Dans son article, le professeur MacKinnon s’interroge sur l’impact de l’« indigénisation » dans le milieu universitaire : « Combien de règlements ont été assouplis ou ignorés? Combien de relevés de notes ont été falsifiés? Combien de notes gonflées, combien de pseudo-disciplines inventées?». Selon lui, ces pratiques compromettent l’intégrité académique.
Quelques mois plus tard, l’étudiante en question réalise que « Q » fait référence à elle et porte l’article à l’attention de l’Université et du professeur. Elle affirme s’être sentie rabaissée et moquée. Une médiation est organisée sous l’égide d’un conseiller en résolution de conflits universitaires. Le professeur MacKinnon accepte de présenter ses excuses, et l’article est retiré du site de la SAFS.
Treize mois après avoir pris connaissance de l’article, l’étudiante dépose une plainte pour discrimination auprès de la Commission des droits de la personne de Nouvelle-Écosse (CDPNÉ) contre l’Université et la SAFS. Or, le délai légal pour une telle plainte est dépassé. La Commission lui suggère de demander une prolongation, qu’elle obtient. La plainte est acceptée sans que l’Université ni la SAFS n’en soient informées immédiatement. Elles ne reçoivent une copie du document original que le 4 juin 2021.
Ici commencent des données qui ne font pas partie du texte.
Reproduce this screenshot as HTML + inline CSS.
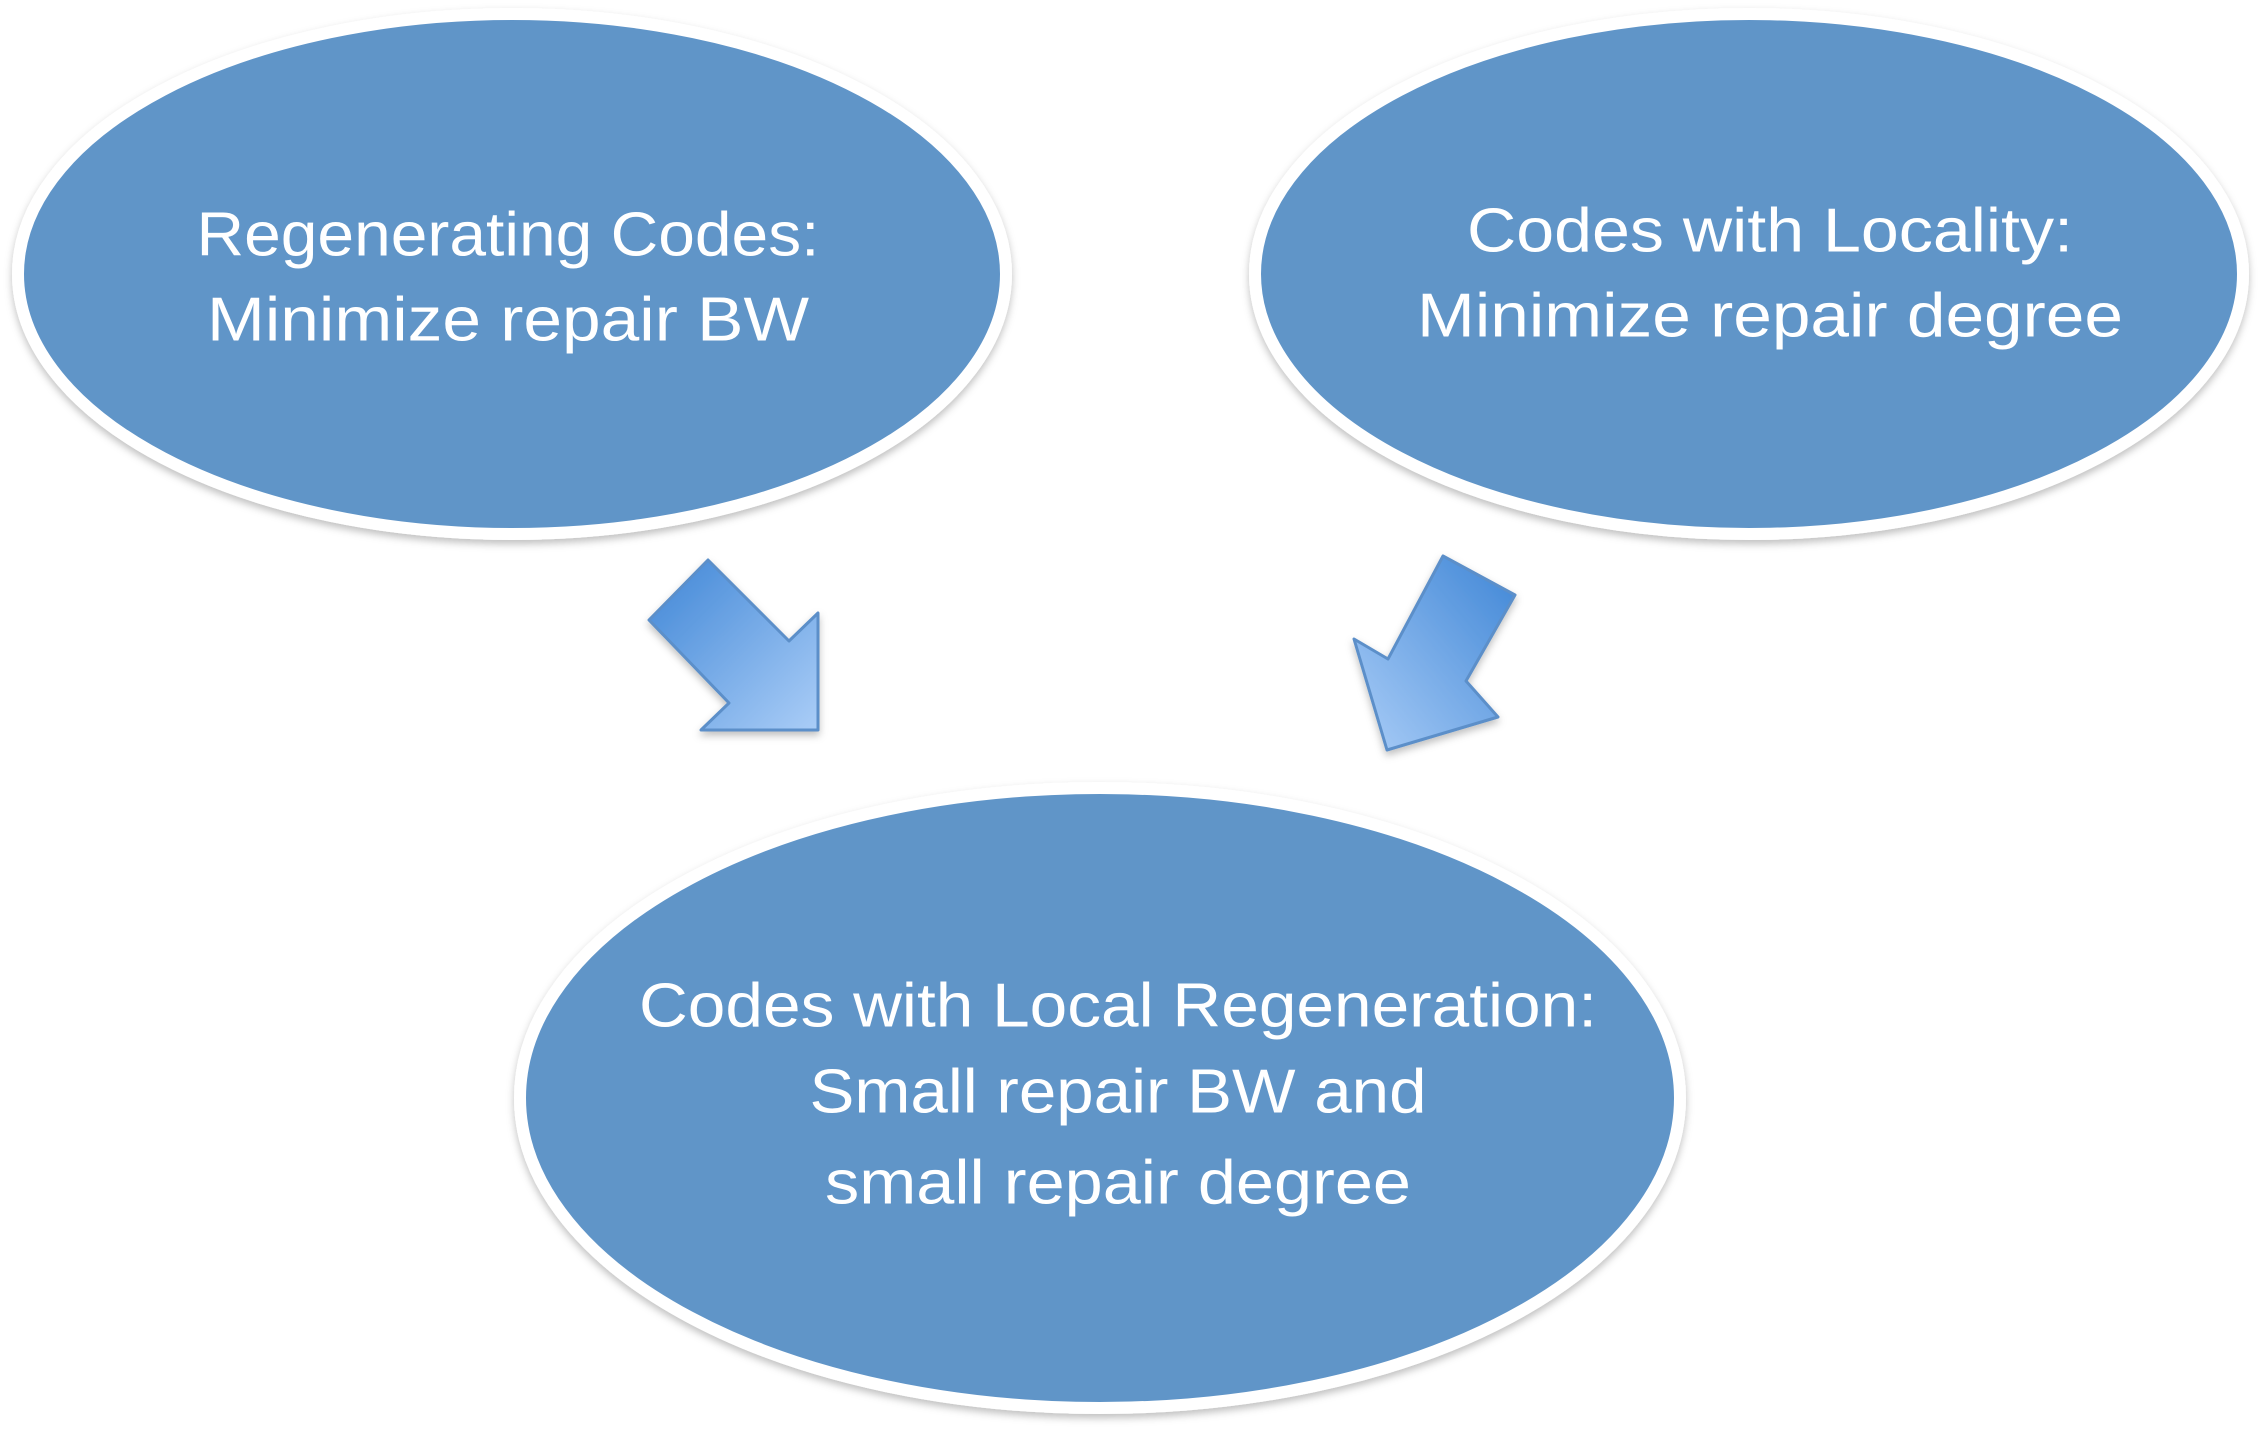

Après enquête, la Commission décide, le 6 juin 2024, de renvoyer la plainte devant une commission d’enquête pour une audience formelle visant à déterminer s’il y a eu discrimination au sens du Nova Scotia Human Rights Act. Or, pour qu’une telle procédure soit justifiée, il faut que les faits allégués puissent raisonnablement constituer un cas de discrimination.
Le 30 juillet 2024, l’Université saisit la Cour suprême de la Nouvelle-Écosse pour contester cette décision. Lors des audiences tenues en janvier et février 2025, les avocats de l’Université et de la SAFS soutiennent que la plainte n’aurait jamais dû être portée à l’enquête formelle.
La SAFS dénonce des délais de traitement excessifs et souligne qu’aucune preuve de discrimination n’a été apportée. Elle rappelle que les lois sur les droits de la personne ne visent pas à protéger contre « les propos blessants, humiliants ou offensants », mais uniquement contre les formes d’expression les plus extrêmes, celles qui incitent directement à la discrimination envers des groupes protégés.
L’article du professeur MacKinnon, selon la SAFS, ne faisait que poser des questions légitimes sur l’intégrité académique, un sujet d’intérêt public. Considérer cette réflexion comme discriminatoire constituerait une atteinte à la liberté d’expression, garantie par l’article 2(b) de la Charte canadienne des droits et libertés.
Comme l’explique le constitutionnaliste Chris Fleury : « Cette affaire soulève une question fondamentale : peut-on établir un cas de discrimination en vertu des lois provinciales sur les droits de la personne à partir d’un texte qui n’a eu aucun impact matériel sur le plaignant? La Cour suprême du Canada a maintes fois rappelé que ces lois ne servent pas à censurer les propos blessants, mais à prévenir l’expression la plus extrême susceptible de causer un réel préjudice ».
Il conclut ainsi : « Permettre à des plaintes infondées de passer à l’enquête formelle créerait un dangereux précédent et aurait un effet dissuasif sur la liberté d’expression, notamment pour des organisations comme la SAFS ».
La décision de la Cour suprême de la Nouvelle-Écosse est attendue.